10. Alternative models to the neoliberal free trade prototype should be explored and supported in Latin America. What this means, in effect, is that popular democratic leaders who seek to implement social change in Latin American countries should not be stymied or undermined by rigorous developmental restrictions, nor by active interference by more developed countries in their internal affairs.
The success of the United States economically and militarily has created a sense of superiority and arrogance which emboldens its leaders and many of its citizens to denigrate or demonize alternative cultures, systems and ideas. Because of this the cognitive dissonance which arise in the best students of American schools abroad is significant and cannot be obviated either by clever cynics who see their mission as one of asserting American hegemony, or the well-intentioned and Candide-like teachers who see U.S. values as the best in the world. In the case of the former, contempt for alternative cultures and histories undermine the teacher's effectiveness. With the latter, the students perceive a gap between American ideals and American actions which convinces them that the teacher is either ignorant or gullible, or both.
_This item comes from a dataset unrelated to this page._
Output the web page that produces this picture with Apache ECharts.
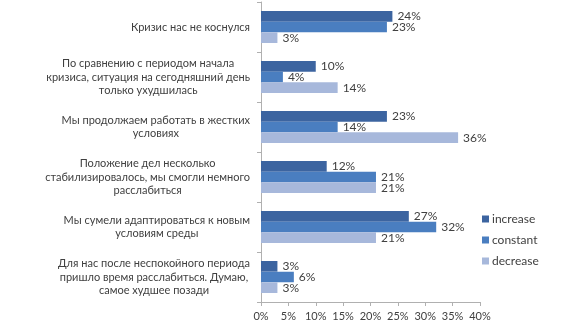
<!DOCTYPE html>
<html>
<head>
<meta charset="utf-8">
<script src="https://cdn.jsdelivr.net/npm/echarts@6/dist/echarts.min.js"></script>
<style>html,body{margin:0;padding:0;background:#fff}#c{width:570px;height:336px}</style>
</head>
<body>
<div id="c"></div>
<script>
var categories = [
  'Кризис нас не коснулся',
  'По сравнению с периодом начала\nкризиса, ситуация на сегодняшний день\nтолько ухудшилась',
  'Мы продолжаем работать в жестких\nусловиях',
  'Положение дел несколько\nстабилизировалось, мы смогли немного\nрасслабиться',
  'Мы сумели адаптироваться к новым\nусловиям среды',
  'Для нас после неспокойного периода\nпришло время расслабиться. Думаю,\nсамое худшее позади'
];
var seriesNames = ['increase', 'constant', 'decrease'];
var increaseValues = [24, 10, 23, 12, 27, 3];
var constantValues = [23, 4, 14, 21, 32, 6];
var decreaseValues = [3, 14, 36, 21, 21, 3];
var xTicks = [0, 5, 10, 15, 20, 25, 30, 35, 40];

var FONT = 'Lato';
var TXT = '#404040';
var colors = ['#3C64A0', '#4A7EC0', '#A7B8DB'];
var values = [increaseValues, constantValues, decreaseValues];

var chart = echarts.init(document.getElementById('c'), null, {renderer: 'canvas'});
chart.setOption({
  animation: false,
  textStyle: {fontFamily: FONT},
  grid: {left: 261, right: 90, top: 2, bottom: 34, containLabel: false},
  legend: {
    orient: 'vertical',
    left: 477, top: 208,
    itemWidth: 7, itemHeight: 7, itemGap: 9,
    icon: 'rect',
    textStyle: {fontFamily: FONT, fontSize: 12, color: TXT, padding: [0,0,0,-2]},
    data: seriesNames
  },
  xAxis: {
    type: 'value',
    min: xTicks[0], max: xTicks[xTicks.length - 1], interval: 5,
    axisLine: {show: true, lineStyle: {color: '#B0B0B0'}},
    axisTick: {show: true, length: 4, lineStyle: {color: '#B0B0B0'}},
    splitLine: {show: false},
    axisLabel: {formatter: '{value}%', fontFamily: FONT, fontSize: 11, color: TXT, margin: 9}
  },
  yAxis: {
    type: 'category',
    inverse: true,
    data: categories,
    axisLine: {show: true, lineStyle: {color: '#B0B0B0'}},
    axisTick: {show: true, length: 4, lineStyle: {color: '#B0B0B0'}},
    axisLabel: {
      margin: 11,
      formatter: function (v) {
        return v.split('\n').map(function (l) { return '{c|' + l + '}'; }).join('\n');
      },
      rich: {c: {align: 'center', fontFamily: FONT, fontSize: 11, color: TXT, lineHeight: 13.5}}
    }
  },
  series: seriesNames.map(function (n, i) {
    return {
      name: n,
      type: 'bar',
      data: values[i],
      itemStyle: {color: colors[i]},
      barGap: '0%',
      barCategoryGap: '36%',
      label: {
        show: true, position: 'right', distance: 5,
        formatter: '{c}%',
        fontFamily: FONT, fontSize: 12, color: TXT
      }
    };
  })
});
</script>
</body>
</html>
The American school teacher abroad has the obligation to be candid and forthright, and to have a depth of understanding of the past, and a commitment to the present. This does not mean replacing idealism with cynicism. But it does mean tempering our previous judgments with a healthy skepticism , holding on to those values which are truly universal, and when called upon to affirm a tenet of economic, social or political agenda which is repugnant, dismissing what insults our intelligence or our sense of justice.